#### Source data
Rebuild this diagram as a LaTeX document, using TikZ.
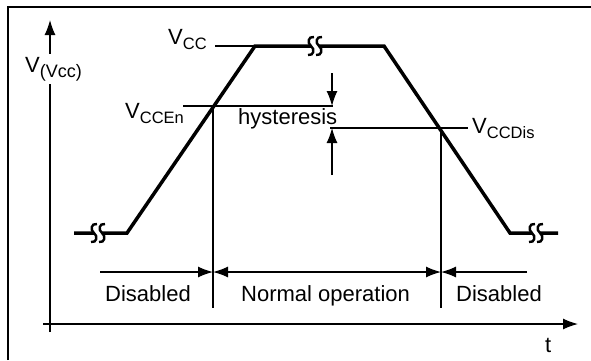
\documentclass[tikz,border=0pt]{standalone}
\usepackage{fontspec}
\setmainfont{Liberation Sans}
\usetikzlibrary{arrows.meta}
\newcommand{\subtxt}[2][16.5]{\raisebox{-5pt}{\fontsize{#1}{#1}\selectfont #2}}
\tikzset{
    thin-line/.style = {line width=1.3pt},
    level-curve/.style = {line width=3.5pt, line join=miter},
    dim-arrow/.style = {thin-line, -{Latex[length=15pt,width=11pt]}},
    lbl/.style = {inner sep=0pt, anchor=base west, font=\fontsize{22}{26}\selectfont},
    break-mark/.style = {line width=2.4pt},
}

\begin{document}
\begin{tikzpicture}[x=1pt,y=-1pt]
\useasboundingbox (0,0) rectangle (591,360);
% frame
\draw[line width=1.5pt] (8,360) -- (8,7) -- (591,7);

% axes
\coordinate (yb) at (50,332);
\coordinate (yt) at (50,20);
\coordinate (xl) at (43,324);
\coordinate (xr) at (578,324);
\draw[dim-arrow] (yb) -- (yt);
\draw[dim-arrow] (xl) -- (xr);
\node[lbl, fill=white, inner ysep=3pt] (vaxis) at (25,72) {V\subtxt[18]{(Vcc)}};
\node[lbl] (t) at (545,352) {t};

% supply curve
\coordinate (c0) at (74,233);
\coordinate (c1) at (127,233);
\coordinate (c2) at (255,46);
\coordinate (c3) at (384,46);
\coordinate (c4) at (510,233);
\coordinate (c5) at (558,233);
\draw[level-curve] (c0) -- (c1) -- (c2) -- (c3) -- (c4) -- (c5);
\foreach \bx/\by in {98/233, 315/46, 536/233} {
    \fill[white] (\bx-4,\by-3) rectangle (\bx+4,\by+3);
    \foreach \dx in {-4,4}
        \draw[break-mark] (\bx+\dx+3,\by-9) .. controls (\bx+\dx-3,\by-10) and (\bx+\dx-4,\by-3) .. (\bx+\dx,\by)
            .. controls (\bx+\dx+4,\by+3) and (\bx+\dx+3,\by+10) .. (\bx+\dx-3,\by+9);
}

% levels
\coordinate (vcc-l) at (215,46);
\coordinate (en-l) at (183,106);
\coordinate (en-r) at (333,106);
\coordinate (dis-l) at (330,128);
\coordinate (dis-r) at (468,128);
\coordinate (en-top) at (213,106);
\coordinate (en-bot) at (213,308);
\coordinate (dis-top) at (441,128);
\coordinate (dis-bot) at (441,308);
\draw[thin-line] (vcc-l) -- (c2);
\draw[thin-line] (en-l) -- (en-r);
\draw[thin-line] (dis-l) -- (dis-r);
\draw[thin-line] (en-top) -- (en-bot);
\draw[thin-line] (dis-top) -- (dis-bot);
\node[lbl] (vcc) at (168,44) {V\subtxt{CC}};
\node[lbl] (vccen) at (125,118) {V\subtxt{CCEn}};
\node[lbl] (vccdis) at (472,133) {V\subtxt{CCDis}};

% hysteresis
\coordinate (hy-top) at (332,73);
\coordinate (hy-a) at (332,106);
\coordinate (hy-b) at (332,128);
\coordinate (hy-bot) at (332,175);
\draw[dim-arrow] (hy-top) -- (hy-a);
\draw[dim-arrow] (hy-bot) -- (hy-b);
\node[lbl] (hyst) at (238,124) {hysteresis};

% operating ranges
\coordinate (r0) at (100,272);
\coordinate (r1) at (213,272);
\coordinate (r2) at (441,272);
\coordinate (r3) at (527,272);
\draw[dim-arrow] (r0) -- (r1);
\draw[dim-arrow, {Latex[length=15pt,width=11pt]}-{Latex[length=15pt,width=11pt]}] (r1) -- (r2);
\draw[dim-arrow] (r3) -- (r2);
\node[lbl] (dis1) at (105,301) {Disabled};
\node[lbl] (normal) at (241,301) {Normal operation};
\node[lbl] (dis2) at (456,301) {Disabled};
\end{tikzpicture}
\end{document}
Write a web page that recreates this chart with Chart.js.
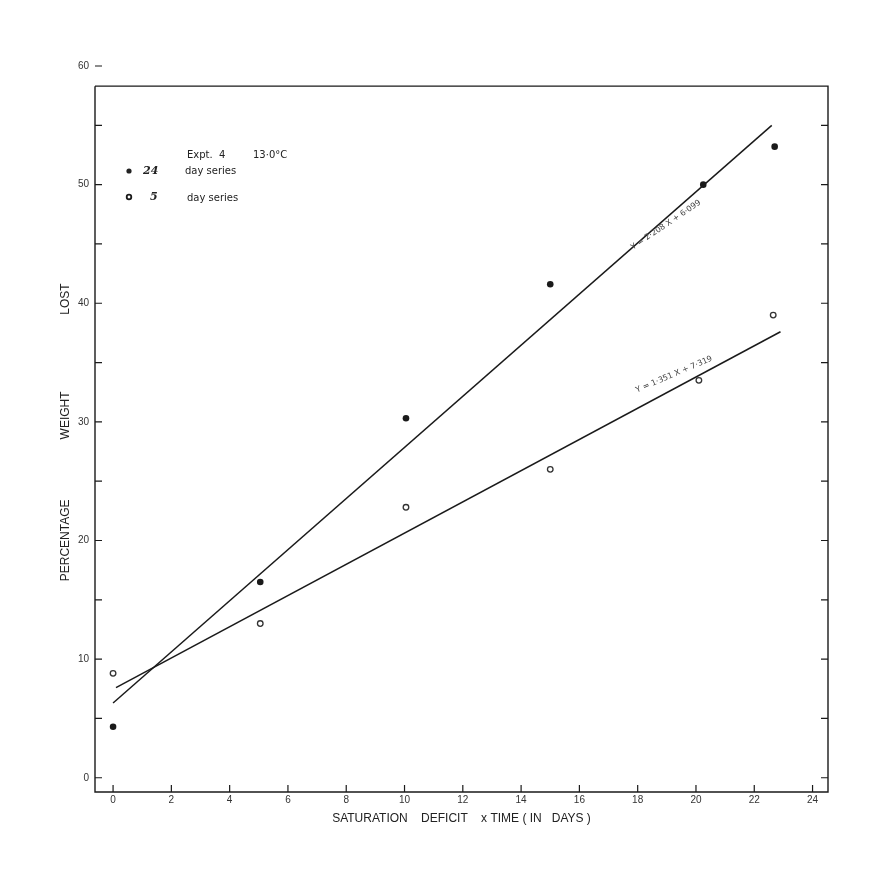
<!DOCTYPE html>
<html>
<head>
<meta charset="utf-8">
<script src="https://cdn.jsdelivr.net/npm/chart.js@4/dist/chart.umd.min.js"></script>
<style>
    body { margin: 0; background: #fff; }
    canvas { display: block; }
</style>
</head>
<body>
<canvas id="chart" width="875" height="872"></canvas>
<script>
// 24 day series (filled points)
const days24X = [0, 5.05, 10.05, 15.0, 20.25, 22.7];
const days24Y = [4.3, 16.5, 30.3, 41.6, 50.0, 53.2];

// 5 day series (open points)
const days5X = [0, 5.05, 10.05, 15.0, 20.1, 22.65];
const days5Y = [8.8, 13.0, 22.8, 26.0, 33.5, 39.0];

// fitted lines, end points
const fit24X = [0, 22.6];
const fit24Y = [6.3, 55.0];
const fit5X = [0.1, 22.9];
const fit5Y = [7.6, 37.6];

const fit24Label = "Y = 2·208 X + 6·099";
const fit5Label = "Y = 1·351 X + 7·319";

const xTickStep = 2;
const yTickStep = 5;
const yLabelStep = 10;

function toPoints(xs, ys) {
    return xs.map((x, i) => ({ x: x, y: ys[i] }));
}

const ink = "#1a1a1a";
const tickFont = { family: "'Liberation Sans', Arial, sans-serif", size: 10 };

// frame, inward tick marks, legend and equation labels
const decorations = {
    id: "decorations",
    afterDraw(chart) {
        const { ctx, chartArea } = chart;
        const x = chart.scales.x;
        const y = chart.scales.y;
        const left = chartArea.left, right = chartArea.right, bottom = chartArea.bottom;
        const top = y.getPixelForValue(58.3);

        ctx.save();
        ctx.strokeStyle = ink;
        ctx.lineWidth = 1.4;
        ctx.beginPath();
        ctx.moveTo(left, top);
        ctx.lineTo(left, bottom);
        ctx.lineTo(right, bottom);
        ctx.lineTo(right, top);
        ctx.lineTo(left, top);
        ctx.stroke();

        ctx.lineWidth = 1.2;
        ctx.beginPath();
        y.ticks.forEach(t => {
            const py = y.getPixelForValue(t.value);
            ctx.moveTo(left, py);
            ctx.lineTo(left + 7, py);
            if (py > top + 2) {
                ctx.moveTo(right - 7, py);
                ctx.lineTo(right, py);
            }
        });
        x.ticks.forEach(t => {
            const px = x.getPixelForValue(t.value);
            ctx.moveTo(px, bottom);
            ctx.lineTo(px, bottom - 7);
        });
        ctx.stroke();

        // key
        ctx.fillStyle = "#222";
        ctx.textBaseline = "middle";
        ctx.font = "10px 'DejaVu Sans', sans-serif";
        ctx.fillText("Expt.  4", 187, 155);
        ctx.fillText("13·0°C", 253, 155);
        ctx.fillText("day series", 185, 171);
        ctx.fillText("day series", 187, 198);
        ctx.font = "italic bold 11px 'DejaVu Serif', serif";
        ctx.fillText("24", 143, 171);
        ctx.fillText("5", 150, 197);
        ctx.beginPath();
        ctx.arc(129, 171, 2.6, 0, Math.PI * 2);
        ctx.fill();
        ctx.beginPath();
        ctx.lineWidth = 1.8;
        ctx.arc(129, 197, 2.3, 0, Math.PI * 2);
        ctx.stroke();

        // equations written along the fitted lines
        ctx.font = "8px 'DejaVu Sans', sans-serif";
        ctx.textAlign = "center";
        ctx.fillStyle = "#444";
        const labels = [
            { text: fit24Label, vx: 18.97, vy: 46.6, angle: -34 },
            { text: fit5Label, vx: 19.25, vy: 34.0, angle: -23 }
        ];
        labels.forEach(l => {
            ctx.save();
            ctx.translate(x.getPixelForValue(l.vx), y.getPixelForValue(l.vy));
            ctx.rotate(l.angle * Math.PI / 180);
            ctx.fillText(l.text, 0, 0);
            ctx.restore();
        });
        ctx.restore();
    }
};

new Chart(document.getElementById("chart"), {
    type: "scatter",
    data: {
        datasets: [
            {
                label: "fit 24",
                data: toPoints(fit24X, fit24Y),
                showLine: true,
                borderColor: ink,
                borderWidth: 1.5,
                pointRadius: 0,
            },
            {
                label: "fit 5",
                data: toPoints(fit5X, fit5Y),
                showLine: true,
                borderColor: ink,
                borderWidth: 1.5,
                pointRadius: 0,
            },
            {
                label: "24 day series",
                data: toPoints(days24X, days24Y),
                pointRadius: 3.3,
                backgroundColor: ink,
                borderColor: ink,
                borderWidth: 0,
            },
            {
                label: "5 day series",
                data: toPoints(days5X, days5Y),
                pointRadius: 2.8,
                backgroundColor: "#fff",
                borderColor: "#333",
                borderWidth: 1.3,
            },
        ],
    },
    options: {
        responsive: false,
        animation: false,
        layout: { padding: { top: 66, right: 47, bottom: 46, left: 50 } },
        plugins: {
            legend: { display: false },
            tooltip: { enabled: false },
        },
        scales: {
            x: {
                type: "linear",
                min: -0.62,
                max: 24.53,
                grid: { display: false, drawTicks: false, tickLength: 0 },
                border: { display: false },
                afterFit(scale) { scale.height = 34; },
                ticks: {
                    stepSize: xTickStep,
                    includeBounds: false,
                    padding: 2,
                    color: "#333",
                    font: tickFont,
                    maxRotation: 0,
                },
                title: {
                    display: true,
                    text: "SATURATION    DEFICIT    x TIME ( IN   DAYS )",
                    color: "#222",
                    font: { family: "'Liberation Sans', Arial, sans-serif", size: 12 },
                    padding: { top: 0, bottom: 0 },
                },
            },
            y: {
                type: "linear",
                min: -1.2,
                max: 60,
                grid: { display: false, drawTicks: false, tickLength: 0 },
                border: { display: false },
                afterFit(scale) { scale.width = 45; },
                ticks: {
                    stepSize: yTickStep,
                    includeBounds: false,
                    padding: 6,
                    color: "#333",
                    font: tickFont,
                    callback: (v) => (v % yLabelStep === 0 ? v : ""),
                },
                title: {
                    display: true,
                    text: "PERCENTAGE                  WEIGHT                       LOST  ",
                    color: "#222",
                    font: { family: "'Liberation Sans', Arial, sans-serif", size: 12 },
                    padding: { top: 8, bottom: 0 },
                },
            },
        },
    },
    plugins: [decorations],
});
</script>
</body>
</html>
########
▶ _Problem_:
Up to and including the line that contains "(8,7) -- (591,7);", print the records above exactly from their first line, without any pictures.

▶ _Solution for this task_:
Rebuild this diagram as a LaTeX document, using TikZ.
\documentclass[tikz,border=0pt]{standalone}
\usepackage{fontspec}
\setmainfont{Liberation Sans}
\usetikzlibrary{arrows.meta}
\newcommand{\subtxt}[2][16.5]{\raisebox{-5pt}{\fontsize{#1}{#1}\selectfont #2}}
\tikzset{
    thin-line/.style = {line width=1.3pt},
    level-curve/.style = {line width=3.5pt, line join=miter},
    dim-arrow/.style = {thin-line, -{Latex[length=15pt,width=11pt]}},
    lbl/.style = {inner sep=0pt, anchor=base west, font=\fontsize{22}{26}\selectfont},
    break-mark/.style = {line width=2.4pt},
}

\begin{document}
\begin{tikzpicture}[x=1pt,y=-1pt]
\useasboundingbox (0,0) rectangle (591,360);
% frame
\draw[line width=1.5pt] (8,360) -- (8,7) -- (591,7);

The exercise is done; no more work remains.